Music & lyrics by Ray Davies, book by Joe Penhall
Sonia Friedman Productions & Ambassador Theatre Group
Opera House, Manchester

Andrew Gallo (as Mick Avory), Garmon Rhys (Pete Quaife), Ray Davies as himself, Ryan O'Donnell (Ray) and Mark Newnham (Dave Davies)

Rolling your life story up into a bankable rock opera is the best way to get your own back—and your money—from all the managerial shenanigans that plagued '60s pop foursome The Kinks.

Singer/songwriter Ray Davies was in town for the start of this first UK tour of a show that has already been garlanded in the West End. Glad-handing the theatre crowd outside, and sharing a final curtain bow with the cast, he will have seen for himself that his late career ‘annuity’ will be paying handsome dividends for some time yet.

Sunny Afternoon is a jukebox musical like so many others, but one stacked—and brightly lit up—with some of the finest pop songs of the era. More than once, they lift this show above its poorly-paced storyline and in a bopping and rocking encore ensure everyone’s going home in a Sunny disposition.

The sliding power chords that first signal "You Really Got Me", one of the shortest, simplest and most potent of rock songs, are greeted here like an old friend. So they should be, inspiring a generation to at least pick up an air guitar. Many of them made up the audience here.

Elsewhere Ray Davies’s often sardonic lyrics support the narrative of four London lads whose rise to stardom is picked over by venal or incompetent management, stymied by American union laws, or threatened from within by growing animosity between the two brothers—Ray and Dave—who lead the band.

Perhaps some future Oasis musical can pick up where that particular storyline leaves off?

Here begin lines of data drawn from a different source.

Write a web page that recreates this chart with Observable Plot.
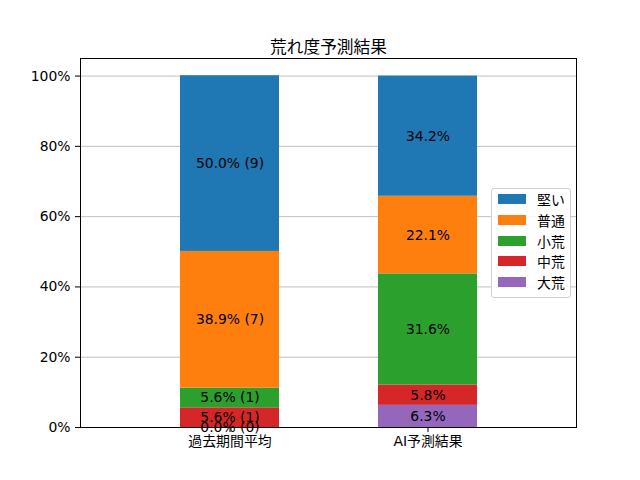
<!DOCTYPE html>
<html><head><meta charset="utf-8">
<script src="https://cdn.jsdelivr.net/npm/d3@7"></script>
<script src="https://cdn.jsdelivr.net/npm/@observablehq/plot@0.6"></script>
<style>
body{margin:0;background:#fff;font-family:"DejaVu Sans","Noto Sans CJK JP",sans-serif;}
#wrap{position:relative;width:640px;height:480px;}
#legend{position:absolute;left:491px;top:188px;width:80px;height:110px;box-sizing:border-box;border:1px solid #d0d0d0;border-radius:3px;background:rgba(255,255,255,0.85);font-size:13.9px;}
#legend .row{position:absolute;left:6px;height:16px;display:flex;align-items:center;}
#legend .sw{width:28px;height:10px;margin-right:11px;}
</style></head>
<body><div id="wrap"></div>
<script>
const bars = ["過去期間平均", "AI予測結果"];
const categories = ["大荒", "中荒", "小荒", "普通", "堅い"]; // bottom to top
const colors = ["#9467bd", "#d62728", "#2ca02c", "#ff7f0e", "#1f77b4"];
const pastPct = [0.0, 5.6, 5.6, 38.9, 50.0];
const pastCount = [0, 1, 1, 7, 9];
const aiPct = [6.3, 5.8, 31.6, 22.1, 34.2];
const yTicks = [0, 20, 40, 60, 80, 100];

const data = [];
categories.forEach((c, i) => data.push({bar: bars[0], cat: c, v: pastPct[i], label: `${pastPct[i].toFixed(1)}% (${pastCount[i]})`}));
categories.forEach((c, i) => data.push({bar: bars[1], cat: c, v: aiPct[i], label: `${aiPct[i].toFixed(1)}%`}));

const font = '"DejaVu Sans","Noto Sans CJK JP",sans-serif';
const chart = Plot.plot({
  width: 640, height: 480,
  marginLeft: 80, marginRight: 64, marginTop: 58, marginBottom: 53,
  style: {fontFamily: font, fontSize: "13.9px", color: "#000", background: "#fff"},
  x: {type: "band", domain: bars, padding: 0.5, label: null, tickSize: 5, tickPadding: 4},
  y: {domain: [0, 105], ticks: yTicks, tickFormat: d => d + "%", label: null, tickSize: 5, tickPadding: 5},
  color: {domain: categories, range: colors},
  marks: [
    Plot.gridY(yTicks, {stroke: "#b0b0b0", strokeOpacity: 1, strokeWidth: 0.8}),
    Plot.barY(data, Plot.stackY({x: "bar", y: "v", z: "cat", fill: "cat", order: null})),
    Plot.text(data, Plot.stackY({x: "bar", y: "v", z: "cat", text: "label", order: null, fill: "#000", fontSize: 13.9})),
    Plot.frame({stroke: "#000", strokeWidth: 1}),
    Plot.text(["荒れ度予測結果"], {frameAnchor: "top", dy: -17, fontSize: 16.7, fill: "#000"})
  ]
});
const wrap = document.getElementById("wrap");
wrap.appendChild(chart);
const leg = document.createElement("div");
leg.id = "legend";
const legendOrder = categories.slice().reverse();
legendOrder.forEach((c, i) => {
  const row = document.createElement("div");
  row.className = "row";
  row.style.top = (2 + i * 20.8) + "px";
  const sw = document.createElement("div");
  sw.className = "sw";
  sw.style.background = colors[categories.indexOf(c)];
  const t = document.createElement("span");
  t.textContent = c;
  row.appendChild(sw); row.appendChild(t);
  leg.appendChild(row);
});
wrap.appendChild(leg);
</script></body></html>
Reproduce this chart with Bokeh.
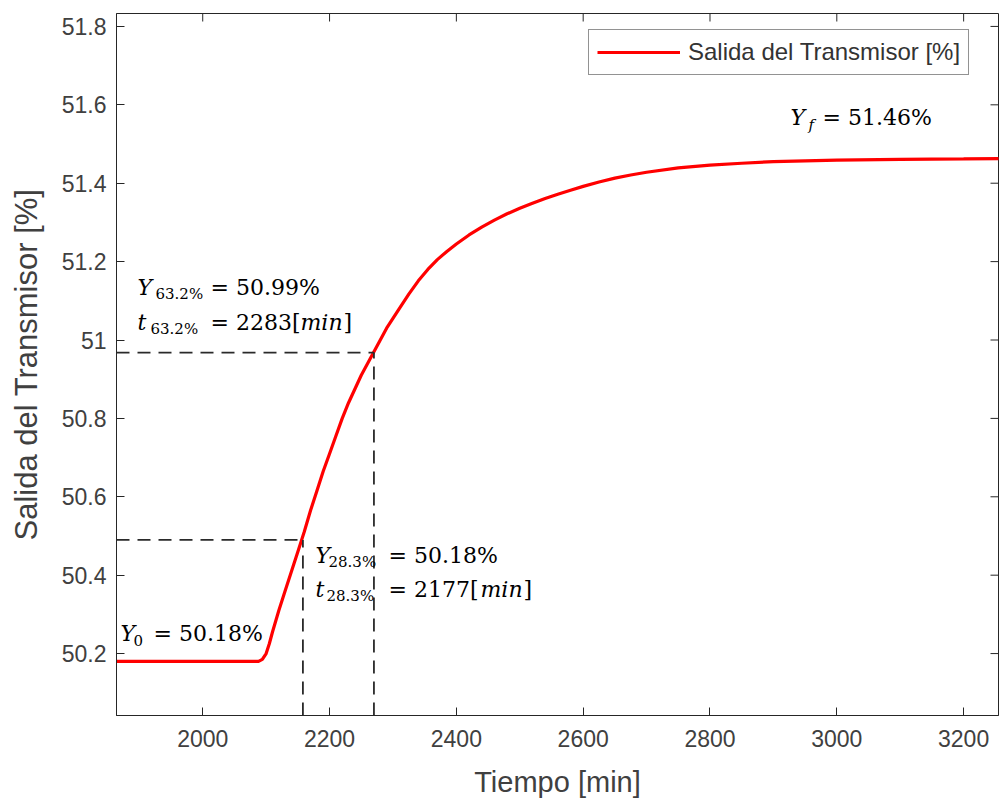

Meantime Joe Penhall’s book—adapted from Ray’s story—lays it on rather heavily as to the way in which early influences colour in the Kinks’ musical output. The Davies ‘parents’ sing "Dead End Street"; early managers inspire "Well Respected Man" etc. Far more moving are songs that break out of the mould, like a virtual barbershop harmonising of "Days".

Without the subtle Davies irony, Penhall’s cultural jokes come signposted, but the rough and raucous nature of the show lends period authenticity.

The programme notes reckon it is “a fictionalised account of true events” which means you can sometimes have it both ways. Either as confirmation that the old songs are still the best, or a younger generation sees and hears for itself the significance of a highly-influential pop band.